§ GIVEN INSTRUCTION:
Return the listing below verbatim. Pictures do not belong in the copy.

§ DATA SHOWN:
= = = =

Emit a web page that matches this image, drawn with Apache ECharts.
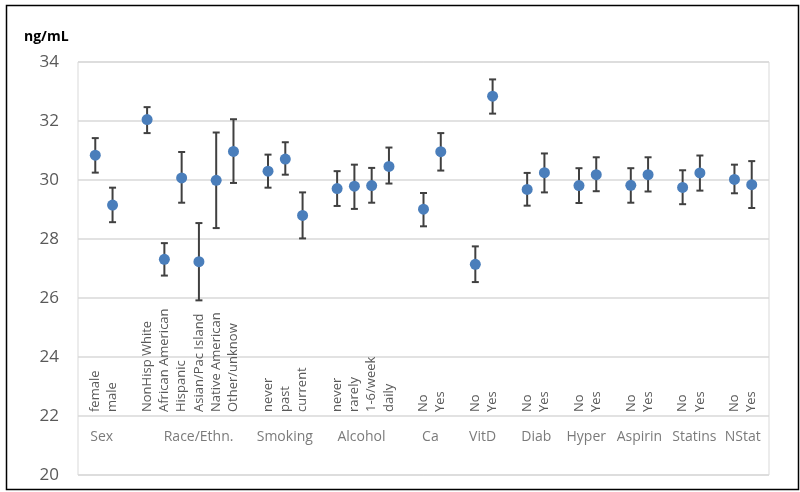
<!DOCTYPE html>
<html>
<head>
<meta charset="utf-8">
<script src="https://cdn.jsdelivr.net/npm/echarts@6/dist/echarts.min.js"></script>
<style>
html,body{margin:0;padding:0;background:#fff;}
#chart{width:800px;height:492px;}
</style>
</head>
<body>
<div id="chart"></div>
<script>
// Category slots (blank slots separate the groups)
const categories = ['', 'female','male','', 'NonHisp White','African American','Hispanic','Asian/Pac Island','Native American','Other/unknow','', 'never','past','current','', 'never','rarely','1-6/week','daily','', 'No','Yes','', 'No','Yes','', 'No','Yes','', 'No','Yes','', 'No','Yes','', 'No','Yes','', 'No','Yes',''];
const meanValues = [null, 30.84, 29.15, null, 32.05, 27.31, 30.07, 27.23, 29.99, 30.97, null, 30.30, 30.71, 28.80, null, 29.71, 29.79, 29.81, 30.46, null, 29.01, 30.96, null, 27.14, 32.84, null, 29.68, 30.25, null, 29.81, 30.18, null, 29.82, 30.18, null, 29.75, 30.24, null, 30.02, 29.84, null];
const lowerValues = [null, 30.25, 28.57, null, 31.59, 26.76, 29.23, 25.92, 28.37, 29.90, null, 29.74, 30.18, 28.02, null, 29.12, 29.02, 29.23, 29.88, null, 28.43, 30.32, null, 26.54, 32.25, null, 29.13, 29.58, null, 29.22, 29.62, null, 29.23, 29.61, null, 29.18, 29.64, null, 29.55, 29.05, null];
const upperValues = [null, 31.42, 29.74, null, 32.47, 27.86, 30.95, 28.54, 31.61, 32.06, null, 30.86, 31.28, 29.58, null, 30.30, 30.52, 30.41, 31.10, null, 29.56, 31.59, null, 27.75, 33.41, null, 30.24, 30.90, null, 30.40, 30.77, null, 30.40, 30.77, null, 30.33, 30.83, null, 30.52, 30.64, null];
const groupNames = ['Sex','Race/Ethn.','Smoking','Alcohol','Ca','VitD','Diab','Hyper','Aspirin','Statins','NStat'];
const groupPos = [1.37, 6.98, 11.97, 16.41, 20.4, 23.42, 26.53, 29.42, 32.5, 35.68, 38.48];
const groupLabelY = 21.3;
const yMin = 20, yMax = 34, yStep = 2;
const unitLabel = 'ng/mL';

const FONT = '"Open Sans", "Liberation Sans", sans-serif';
const chart = echarts.init(document.getElementById('chart'), null, {renderer: 'canvas'});

const pointData = [];
const errData = [];
meanValues.forEach((v, i) => {
  if (v !== null) {
    pointData.push([i, v]);
    errData.push([i, lowerValues[i], upperValues[i]]);
  }
});
const groupData = groupNames.map((n, i) => [groupPos[i], groupLabelY, n]);

chart.setOption({
  animation: false,
  backgroundColor: '#fff',
  title: {
    text: unitLabel, left: 19, top: 25,
    textStyle: {fontFamily: FONT, fontSize: 14, fontWeight: 'bold', color: '#000'}
  },
  graphic: [{
    type: 'rect', left: 4, top: 3, shape: {width: 792, height: 484},
    style: {fill: 'none', stroke: '#000', lineWidth: 1.5}, silent: true
  }],
  grid: {left: 78, right: 31, top: 62, bottom: 17, show: true, borderColor: '#d9d9d9', borderWidth: 1},
  xAxis: [{
    type: 'category', data: categories, boundaryGap: false,
    axisLine: {show: false}, axisTick: {show: false}, splitLine: {show: false},
    axisLabel: {interval: 0, rotate: 90, inside: true, margin: 63, color: '#595959', fontSize: 13, fontFamily: FONT}
  }, {
    type: 'value', min: 0, max: categories.length - 1, show: false
  }],
  yAxis: {
    type: 'value', min: yMin, max: yMax, interval: yStep,
    axisLine: {show: false}, axisTick: {show: false},
    splitLine: {lineStyle: {color: '#d9d9d9', width: 1.5}},
    axisLabel: {color: '#595959', fontSize: 17, fontFamily: FONT, margin: 19}
  },
  series: [{
    type: 'custom', xAxisIndex: 0, z: 2,
    data: errData,
    renderItem: function (params, api) {
      const x = api.value(0);
      const lo = api.coord([x, api.value(1)]);
      const hi = api.coord([x, api.value(2)]);
      const h = 3.5;
      const st = {stroke: '#404040', lineWidth: 2};
      return {type: 'group', children: [
        {type: 'line', shape: {x1: hi[0], y1: hi[1], x2: lo[0], y2: lo[1]}, style: st},
        {type: 'line', shape: {x1: hi[0] - h, y1: hi[1], x2: hi[0] + h, y2: hi[1]}, style: st},
        {type: 'line', shape: {x1: lo[0] - h, y1: lo[1], x2: lo[0] + h, y2: lo[1]}, style: st}
      ]};
    }
  }, {
    type: 'scatter', xAxisIndex: 0, z: 3,
    data: pointData, symbol: 'circle', symbolSize: 11,
    itemStyle: {color: '#4a7ebb', opacity: 1}
  }, {
    type: 'scatter', xAxisIndex: 1, z: 3,
    data: groupData, symbolSize: 0.1, silent: true,
    itemStyle: {color: 'rgba(0,0,0,0)'},
    label: {show: true, position: 'inside', formatter: p => p.data[2], color: '#595959', fontSize: 14, fontFamily: FONT}
  }]
});
</script>
</body>
</html>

= = = =

§ ANSWER:
Emit a web page that matches this image, drawn with Apache ECharts.
<!DOCTYPE html>
<html>
<head>
<meta charset="utf-8">
<script src="https://cdn.jsdelivr.net/npm/echarts@6/dist/echarts.min.js"></script>
<style>
html,body{margin:0;padding:0;background:#fff;}
#chart{width:800px;height:492px;}
</style>
</head>
<body>
<div id="chart"></div>
<script>
// Category slots (blank slots separate the groups)
const categories = ['', 'female','male','', 'NonHisp White','African American','Hispanic','Asian/Pac Island','Native American','Other/unknow','', 'never','past','current','', 'never','rarely','1-6/week','daily','', 'No','Yes','', 'No','Yes','', 'No','Yes','', 'No','Yes','', 'No','Yes','', 'No','Yes','', 'No','Yes',''];
const meanValues = [null, 30.84, 29.15, null, 32.05, 27.31, 30.07, 27.23, 29.99, 30.97, null, 30.30, 30.71, 28.80, null, 29.71, 29.79, 29.81, 30.46, null, 29.01, 30.96, null, 27.14, 32.84, null, 29.68, 30.25, null, 29.81, 30.18, null, 29.82, 30.18, null, 29.75, 30.24, null, 30.02, 29.84, null];
const lowerValues = [null, 30.25, 28.57, null, 31.59, 26.76, 29.23, 25.92, 28.37, 29.90, null, 29.74, 30.18, 28.02, null, 29.12, 29.02, 29.23, 29.88, null, 28.43, 30.32, null, 26.54, 32.25, null, 29.13, 29.58, null, 29.22, 29.62, null, 29.23, 29.61, null, 29.18, 29.64, null, 29.55, 29.05, null];
const upperValues = [null, 31.42, 29.74, null, 32.47, 27.86, 30.95, 28.54, 31.61, 32.06, null, 30.86, 31.28, 29.58, null, 30.30, 30.52, 30.41, 31.10, null, 29.56, 31.59, null, 27.75, 33.41, null, 30.24, 30.90, null, 30.40, 30.77, null, 30.40, 30.77, null, 30.33, 30.83, null, 30.52, 30.64, null];
const groupNames = ['Sex','Race/Ethn.','Smoking','Alcohol','Ca','VitD','Diab','Hyper','Aspirin','Statins','NStat'];
const groupPos = [1.37, 6.98, 11.97, 16.41, 20.4, 23.42, 26.53, 29.42, 32.5, 35.68, 38.48];
const groupLabelY = 21.3;
const yMin = 20, yMax = 34, yStep = 2;
const unitLabel = 'ng/mL';

const FONT = '"Open Sans", "Liberation Sans", sans-serif';
const chart = echarts.init(document.getElementById('chart'), null, {renderer: 'canvas'});

const pointData = [];
const errData = [];
meanValues.forEach((v, i) => {
  if (v !== null) {
    pointData.push([i, v]);
    errData.push([i, lowerValues[i], upperValues[i]]);
  }
});
const groupData = groupNames.map((n, i) => [groupPos[i], groupLabelY, n]);

chart.setOption({
  animation: false,
  backgroundColor: '#fff',
  title: {
    text: unitLabel, left: 19, top: 25,
    textStyle: {fontFamily: FONT, fontSize: 14, fontWeight: 'bold', color: '#000'}
  },
  graphic: [{
    type: 'rect', left: 4, top: 3, shape: {width: 792, height: 484},
    style: {fill: 'none', stroke: '#000', lineWidth: 1.5}, silent: true
  }],
  grid: {left: 78, right: 31, top: 62, bottom: 17, show: true, borderColor: '#d9d9d9', borderWidth: 1},
  xAxis: [{
    type: 'category', data: categories, boundaryGap: false,
    axisLine: {show: false}, axisTick: {show: false}, splitLine: {show: false},
    axisLabel: {interval: 0, rotate: 90, inside: true, margin: 63, color: '#595959', fontSize: 13, fontFamily: FONT}
  }, {
    type: 'value', min: 0, max: categories.length - 1, show: false
  }],
  yAxis: {
    type: 'value', min: yMin, max: yMax, interval: yStep,
    axisLine: {show: false}, axisTick: {show: false},
    splitLine: {lineStyle: {color: '#d9d9d9', width: 1.5}},
    axisLabel: {color: '#595959', fontSize: 17, fontFamily: FONT, margin: 19}
  },
  series: [{
    type: 'custom', xAxisIndex: 0, z: 2,
    data: errData,
    renderItem: function (params, api) {
      const x = api.value(0);
      const lo = api.coord([x, api.value(1)]);
      const hi = api.coord([x, api.value(2)]);
      const h = 3.5;
      const st = {stroke: '#404040', lineWidth: 2};
      return {type: 'group', children: [
        {type: 'line', shape: {x1: hi[0], y1: hi[1], x2: lo[0], y2: lo[1]}, style: st},
        {type: 'line', shape: {x1: hi[0] - h, y1: hi[1], x2: hi[0] + h, y2: hi[1]}, style: st},
        {type: 'line', shape: {x1: lo[0] - h, y1: lo[1], x2: lo[0] + h, y2: lo[1]}, style: st}
      ]};
    }
  }, {
    type: 'scatter', xAxisIndex: 0, z: 3,
    data: pointData, symbol: 'circle', symbolSize: 11,
    itemStyle: {color: '#4a7ebb', opacity: 1}
  }, {
    type: 'scatter', xAxisIndex: 1, z: 3,
    data: groupData, symbolSize: 0.1, silent: true,
    itemStyle: {color: 'rgba(0,0,0,0)'},
    label: {show: true, position: 'inside', formatter: p => p.data[2], color: '#595959', fontSize: 14, fontFamily: FONT}
  }]
});
</script>
</body>
</html>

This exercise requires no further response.